Mais cette Révolution grandiose et bienfaisante, il faut la défendre, il faut la sauver. Et, puisque le monde est conjuré contre elle, il faut qu’elle-même devienne un monde par le soulèvement de toutes ses forces. Le 12 août, les délégués des assemblées primaires proposent à la Convention l’idée de la levée en masse, mais confuse et étrangement enveloppée dans une sorte de réquisition militaire des suspects.

« Nous demandons que tous les hommes suspects soient mis en état d’arrestation ; qu’ils soient précipités aux frontières, suivis de la masse terrible des sans-culottes ; là, au premier rang, ils combattront pour la liberté qu’ils outragent depuis quatre ans, ou ils seront immolés par le canon des tyrans. »

Danton, en ces jours anniversaires du 10 août 1792, retrouve sa magnifique tactique révolutionnaire, qui est d’animer tout ensemble et d’épurer l’énergie nationale. Il dégage de la motion des délégués ce qu’elle a de sacré et de grand. Oui, qu’on arrête les suspects, mais à la condition d’arrêter les chefs, les vrais coupables et de ne pas étendre le soupçon et la colère sur de pauvres gens égarés. Mais surtout que toute la nation se mobilise. Et que les délégués des assemblées primaires soient chargés d’aller, dans leurs cantons, dans leurs communes, animer les citoyens au combat, prêcher et organiser la levée en masse.

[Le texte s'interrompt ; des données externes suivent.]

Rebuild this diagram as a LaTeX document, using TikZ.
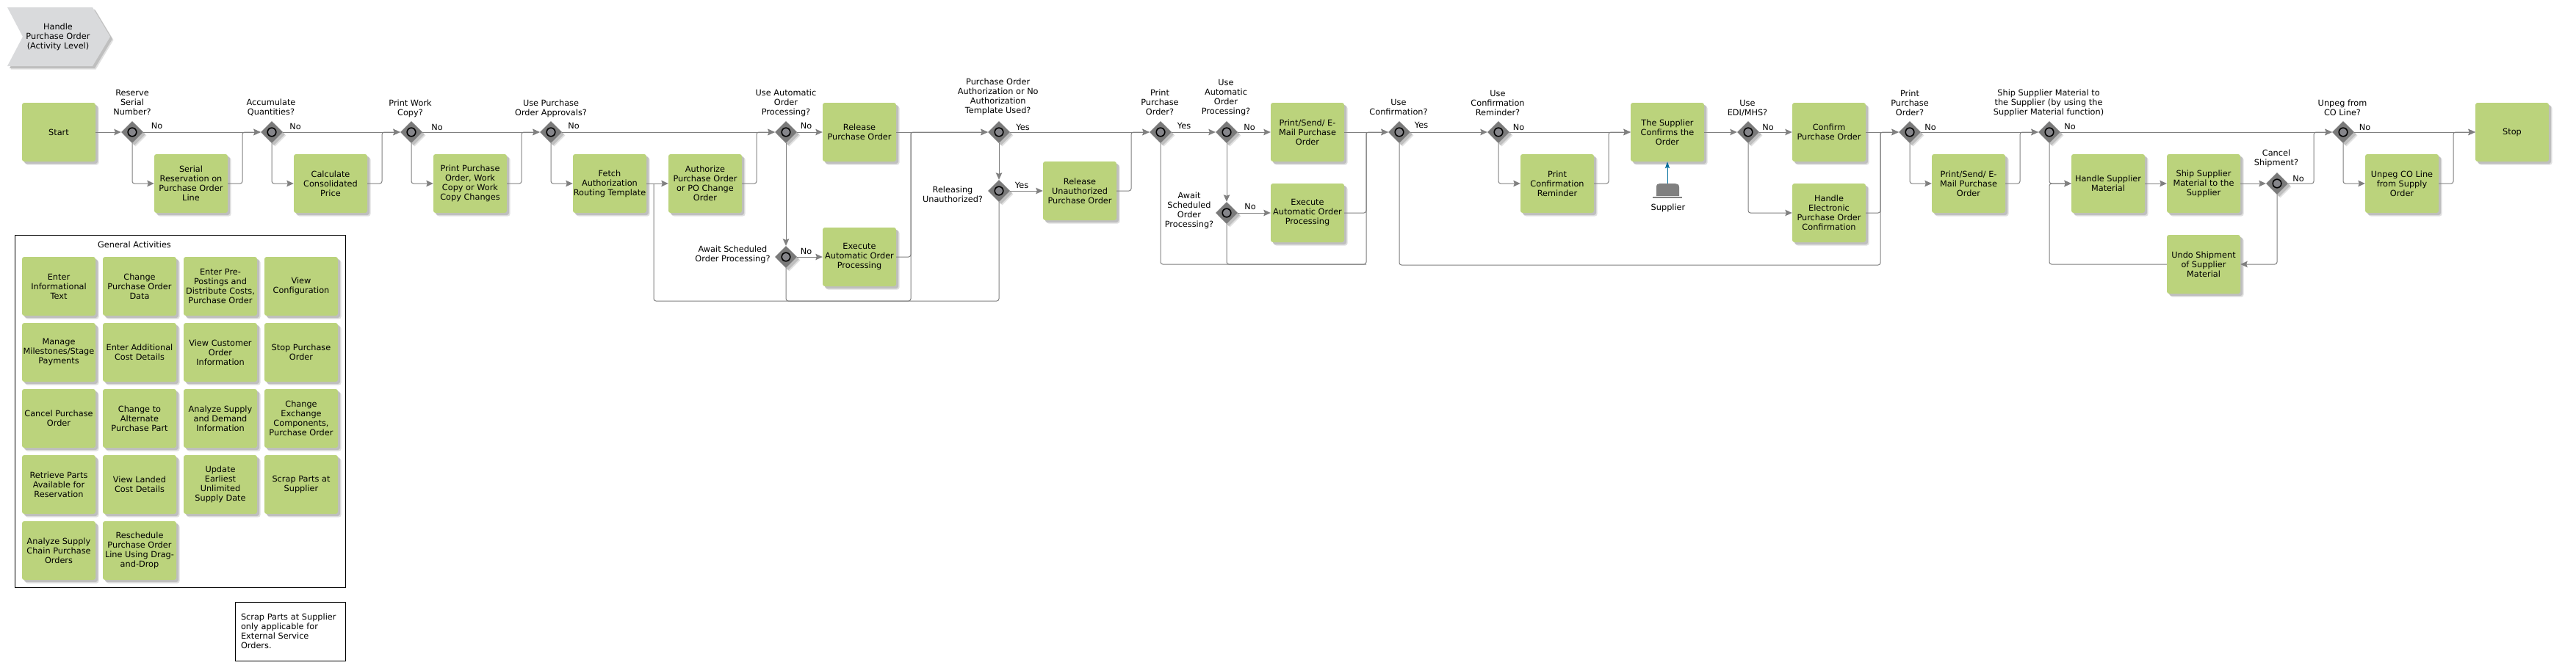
\documentclass[tikz,border=0pt]{standalone}
\usepackage{fontspec}
\setmainfont{DejaVu Sans}
\usetikzlibrary{arrows.meta,shapes.geometric}
\definecolor{actgreen}{HTML}{BBD37C}
\definecolor{linegray}{HTML}{808080}
\definecolor{diagray}{HTML}{7A7A7A}
\definecolor{ringfill}{HTML}{85858A}
\definecolor{chevgray}{HTML}{D9DADC}
\definecolor{supblue}{HTML}{006E9C}
\tikzset{
  softshadow/.style={
    preaction={draw=none,fill=black!12,transform canvas={xshift=4.5pt,yshift=-4.5pt}},
    preaction={draw=none,fill=black!25,transform canvas={xshift=3pt,yshift=-3pt}}},
  txt/.style={font=\fontsize{11.3}{13}\selectfont,align=center,inner sep=0pt},
  act/.style={txt,shape=rectangle,fill=actgreen,rounded corners=3pt,minimum width=100pt,minimum height=80pt,softshadow},
  gate/.style={shape=diamond,aspect=1,fill=diagray,minimum width=30pt,minimum height=30pt,inner sep=0pt,softshadow,
    path picture={\draw[black,line width=1.6pt,fill=ringfill] (path picture bounding box.center) circle (5.8pt);}},
  lab/.style={txt},
  frame/.style={draw=black,line width=1pt,fill=white,shape=rectangle,inner sep=0pt},
  line/.style={draw=linegray,line width=1pt,rounded corners=3pt},
  flow/.style={line,-{Stealth[length=9.5pt,width=8.5pt,inset=1.5pt]}},
  supflow/.style={draw=supblue,line width=1pt,-{Stealth[length=9pt,width=6pt,inset=1.5pt]}}
}
\begin{document}
\begin{tikzpicture}[x=1pt,y=-1pt]
\useasboundingbox (0,0) rectangle (3507,910);
% header chevron
\fill[chevgray,softshadow] (10,10) -- (126,10) -- (150,50) -- (126,90) -- (10,90) -- (31,50) -- cycle;
\node[txt] (title) at (79,50) {Handle\\Purchase Order\\(Activity Level)};
% frames
\node[frame,minimum width=450pt,minimum height=480pt] (gaframe) at (245,560) {};
\node[lab] (gatitle) at (183,333) {General Activities};
\node[frame,minimum width=150pt,minimum height=80pt,txt,draw=black,line width=1pt,align=left,text width=134pt,inner xsep=8pt] (note) at (395,860) {Scrap Parts at Supplier\\only applicable for\\External Service\\Orders.};
% general activities
\node[act] (g11) at (80,390) {Enter\\Informational\\Text};
\node[act] (g12) at (190,390) {Change\\Purchase Order\\Data};
\node[act] (g13) at (300,390) {Enter Pre-\\Postings and\\Distribute Costs,\\Purchase Order};
\node[act] (g14) at (410,390) {View\\Configuration};
\node[act] (g21) at (80,480) {Manage\\Milestones/Stage\\Payments};
\node[act] (g22) at (190,480) {Enter Additional\\Cost Details};
\node[act] (g23) at (300,480) {View Customer\\Order\\Information};
\node[act] (g24) at (410,480) {Stop Purchase\\Order};
\node[act] (g31) at (80,570) {Cancel Purchase\\Order};
\node[act] (g32) at (190,570) {Change to\\Alternate\\Purchase Part};
\node[act] (g33) at (300,570) {Analyze Supply\\and Demand\\Information};
\node[act] (g34) at (410,570) {Change\\Exchange\\Components,\\Purchase Order};
\node[act] (g41) at (80,660) {Retrieve Parts\\Available for\\Reservation};
\node[act] (g42) at (190,660) {View Landed\\Cost Details};
\node[act] (g43) at (300,660) {Update\\Earliest\\Unlimited\\Supply Date};
\node[act] (g44) at (410,660) {Scrap Parts at\\Supplier};
\node[act] (g51) at (80,750) {Analyze Supply\\Chain Purchase\\Orders};
\node[act] (g52) at (190,750) {Reschedule\\Purchase Order\\Line Using Drag-\\and-Drop};
% main activities
\node[act] (start) at (80,180) {Start};
\node[act] (ser) at (260,250) {Serial\\Reservation on\\Purchase Order\\Line};
\node[act] (calc) at (450,250) {Calculate\\Consolidated\\Price};
\node[act] (pwc) at (640,250) {Print Purchase\\Order, Work\\Copy or Work\\Copy Changes};
\node[act] (fetch) at (830,250) {Fetch\\Authorization\\Routing Template};
\node[act] (auth) at (960,250) {Authorize\\Purchase Order\\or PO Change\\Order};
\node[act] (rel) at (1170,180) {Release\\Purchase Order};
\node[act] (exe) at (1170,350) {Execute\\Automatic Order\\Processing};
\node[act] (runauth) at (1470,260) {Release\\Unauthorized\\Purchase Order};
\node[act] (ps) at (1780,180) {Print/Send/ E-\\Mail Purchase\\Order};
\node[act] (exb) at (1780,290) {Execute\\Automatic Order\\Processing};
\node[act] (pc) at (2120,250) {Print\\Confirmation\\Reminder};
\node[act] (sup) at (2270,180) {The Supplier\\Confirms the\\Order};
\node[act] (conf) at (2490,180) {Confirm\\Purchase Order};
\node[act] (hand) at (2490,290) {Handle\\Electronic\\Purchase Order\\Confirmation};
\node[act] (psb) at (2680,250) {Print/Send/ E-\\Mail Purchase\\Order};
\node[act] (hs) at (2870,250) {Handle Supplier\\Material};
\node[act] (ss) at (3000,250) {Ship Supplier\\Material to the\\Supplier};
\node[act] (undo) at (3000,360) {Undo Shipment\\of Supplier\\Material};
\node[act] (ub) at (3270,250) {Unpeg CO Line\\from Supply\\Order};
\node[act] (stop) at (3420,180) {Stop};
% gateways
\node[gate] (d1) at (180,180) {};
\node[gate] (d2) at (370,180) {};
\node[gate] (d3) at (560,180) {};
\node[gate] (d4) at (750,180) {};
\node[gate] (d5) at (1070,180) {};
\node[gate] (d6) at (1070,350) {};
\node[gate] (d7) at (1360,180) {};
\node[gate] (d8) at (1360,260) {};
\node[gate] (d9) at (1580,180) {};
\node[gate] (d10) at (1670,180) {};
\node[gate] (d11) at (1670,290) {};
\node[gate] (d12) at (1905,180) {};
\node[gate] (d13) at (2040,180) {};
\node[gate] (d14) at (2380,180) {};
\node[gate] (d15) at (2600,180) {};
\node[gate] (d16) at (2790,180) {};
\node[gate] (d17) at (3100,250) {};
\node[gate] (d18) at (3190,180) {};
% gateway labels
\node[lab] (t1) at (180,139) {Reserve\\Serial\\Number?};
\node[lab] (t2) at (369,146.5) {Accumulate\\Quantities?};
\node[lab] (t3) at (558.5,147.5) {Print Work\\Copy?};
\node[lab] (t4) at (750,147.5) {Use Purchase\\Order Approvals?};
\node[lab] (t5) at (1070,140) {Use Automatic\\Order\\Processing?};
\node[lab] (t6) at (997.5,346.7) {Await Scheduled\\Order Processing?};
\node[lab] (t7) at (1358.7,132) {Purchase Order\\Authorization or No\\Authorization\\Template Used?};
\node[lab] (t8) at (1297,265) {Releasing\\Unauthorized?};
\node[lab] (t9) at (1579,139) {Print\\Purchase\\Order?};
\node[lab] (t10) at (1669,133) {Use\\Automatic\\Order\\Processing?};
\node[lab] (t11) at (1619,287) {Await\\Scheduled\\Order\\Processing?};
\node[lab] (t12) at (1904,146) {Use\\Confirmation?};
\node[lab] (t13) at (2039,140) {Use\\Confirmation\\Reminder?};
\node[lab] (t14) at (2379,147) {Use\\EDI/MHS?};
\node[lab] (t15) at (2600,140) {Print\\Purchase\\Order?};
\node[lab] (t16) at (2789,140) {Ship Supplier Material to\\the Supplier (by using the\\Supplier Material function)};
\node[lab] (t17) at (3099,216) {Cancel\\Shipment?};
\node[lab] (t18) at (3189,147) {Unpeg from\\CO Line?};
% branch labels
\node[lab] (n1) at (213.5,171) {No};
\node[lab] (n2) at (402,172) {No};
\node[lab] (n3) at (595,173) {No};
\node[lab] (n4) at (781,171) {No};
\node[lab] (n5) at (1097.5,171) {No};
\node[lab] (n6) at (1097.5,342) {No};
\node[lab] (n7) at (1392.5,173) {Yes};
\node[lab] (n8) at (1391,252) {Yes};
\node[lab] (n9) at (1612,171) {Yes};
\node[lab] (n10) at (1701,173) {No};
\node[lab] (n11) at (1702,281) {No};
\node[lab] (n12) at (1935,170) {Yes};
\node[lab] (n13) at (2067.5,173) {No};
\node[lab] (n14) at (2407,173) {No};
\node[lab] (n15) at (2628,173) {No};
\node[lab] (n16) at (2818,172) {No};
\node[lab] (n17) at (3129,243) {No};
\node[lab] (n18) at (3219.5,173) {No};
% junction points
\coordinate (j1) at (330,180);
\coordinate (j2) at (520,180);
\coordinate (j3) at (710,180);
\coordinate (j4) at (890,250);
\coordinate (j4b) at (890,410);
\coordinate (j5) at (1030,180);
\coordinate (jb) at (1240,410);
\coordinate (jt) at (1240,180);
\coordinate (j7) at (1540,180);
\coordinate (jc) at (1860,360);
\coordinate (jd) at (1860,180);
\coordinate (je) at (2560,361);
\coordinate (jf) at (2560,180);
\coordinate (jg) at (2190,180);
\coordinate (jh) at (2750,180);
\coordinate (ji) at (3150,180);
\coordinate (jk) at (2790,360);
\coordinate (jk2) at (2790,250);
\coordinate (jl) at (3340,180);
\coordinate (supi) at (2270,250);
% connectors
\draw[flow] (start.east) -- (d1.west);
\draw[flow] (d1.east) -- (d2.west);
\draw[flow] (d1.south) |- (ser.west);
\draw[flow] (ser.east) -| (j1) -- (d2.west);
\draw[flow] (d2.east) -- (d3.west);
\draw[flow] (d2.south) |- (calc.west);
\draw[flow] (calc.east) -| (j2) -- (d3.west);
\draw[flow] (d3.east) -- (d4.west);
\draw[flow] (d3.south) |- (pwc.west);
\draw[flow] (pwc.east) -| (j3) -- (d4.west);
\draw[flow] (d4.east) -- (d5.west);
\draw[flow] (d4.south) |- (fetch.west);
\draw[flow] (fetch.east) -- (auth.west);
\draw[flow] (auth.east) -| (j5) -- (d5.west);
\draw[flow] (d5.east) -- (rel.west);
\draw[flow] (d5.south) -- (d6.north);
\draw[flow] (d6.east) -- (exe.west);
\draw[flow] (j4) -- (j4b) -- (jb) -- (jt) -- (d7.west);
\draw[line] (d6.south) |- (jb);
\draw[line] (exe.east) -| (jt);
\draw[line] (d8.south) |- (jb);
\draw[flow] (rel.east) -- (d7.west);
\draw[flow] (d7.east) -- (d9.west);
\draw[flow] (d7.south) -- (d8.north);
\draw[flow] (d8.east) -- (runauth.west);
\draw[flow] (runauth.east) -| (j7) -- (d9.west);
\draw[flow] (d9.east) -- (d10.west);
\draw[flow] (d9.south) |- (jc) -- (jd) -- (d12.west);
\draw[flow] (d10.east) -- (ps.west);
\draw[flow] (d10.south) -- (d11.north);
\draw[flow] (d11.east) -- (exb.west);
\draw[line] (d11.south) |- (jc);
\draw[line] (exb.east) -| (jd);
\draw[flow] (ps.east) -- (d12.west);
\draw[flow] (d12.east) -- (d13.west);
\draw[flow] (d12.south) |- (je) -- (jf) -- (d15.west);
\draw[flow] (d13.east) -- (sup.west);
\draw[flow] (d13.south) |- (pc.west);
\draw[flow] (pc.east) -| (jg) -- (sup.west);
\draw[flow] (sup.east) -- (d14.west);
\draw[flow] (d14.east) -- (conf.west);
\draw[flow] (d14.south) |- (hand.west);
\draw[flow] (conf.east) -- (d15.west);
\draw[line] (hand.east) -| (jf);
\draw[flow] (d15.east) -- (d16.west);
\draw[flow] (d15.south) |- (psb.west);
\draw[flow] (psb.east) -| (jh) -- (d16.west);
\draw[flow] (d16.east) -- (d18.west);
\draw[flow] (d16.south) |- (hs.west);
\draw[flow] (hs.east) -- (ss.west);
\draw[flow] (ss.east) -- (d17.west);
\draw[flow] (d17.east) -| (ji) -- (d18.west);
\draw[flow] (d17.south) |- (undo.east);
\draw[flow] (undo.west) -- (jk) -- (jk2) -- (hs.west);
\draw[flow] (d18.east) -- (stop.west);
\draw[flow] (d18.south) |- (ub.west);
\draw[flow] (ub.east) -| (jl) -- (stop.west);
% supplier icon
\fill[linegray] (2255,267) -- (2255,255) .. controls (2255,251) and (2257,250) .. (2260,250) -- (2280,250) .. controls (2283,250) and (2286,251) .. (2286,255) -- (2286,267) -- cycle;
\fill[linegray] (2250,267.5) rectangle (2290,270);
\node[lab] (suplab) at (2271,283) {Supplier};
\draw[supflow] (supi) -- (sup.south);
\end{tikzpicture}
\end{document}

Le 16 août, Barère apportait, au nom du Comité de Salut public, le décret célèbre qui proclamait tout à la fois la nouvelle tactique militaire de la Révolution, l’offensive des grandes masses, et réglait, par réquisitions successives, la levée de tous les citoyens. Oui, ainsi appelée, ainsi organisée, ainsi exploitée par la Révolution en toutes ses forces, en toutes ses richesses de patriotisme, de vigueur, de courage et de génie, la France valait un monde. Elle valait plus que le monde de la coalition. Les autres gouvernements et les autres peuples ne mettaient au jeu terrible qu’une partie d’eux-mêmes.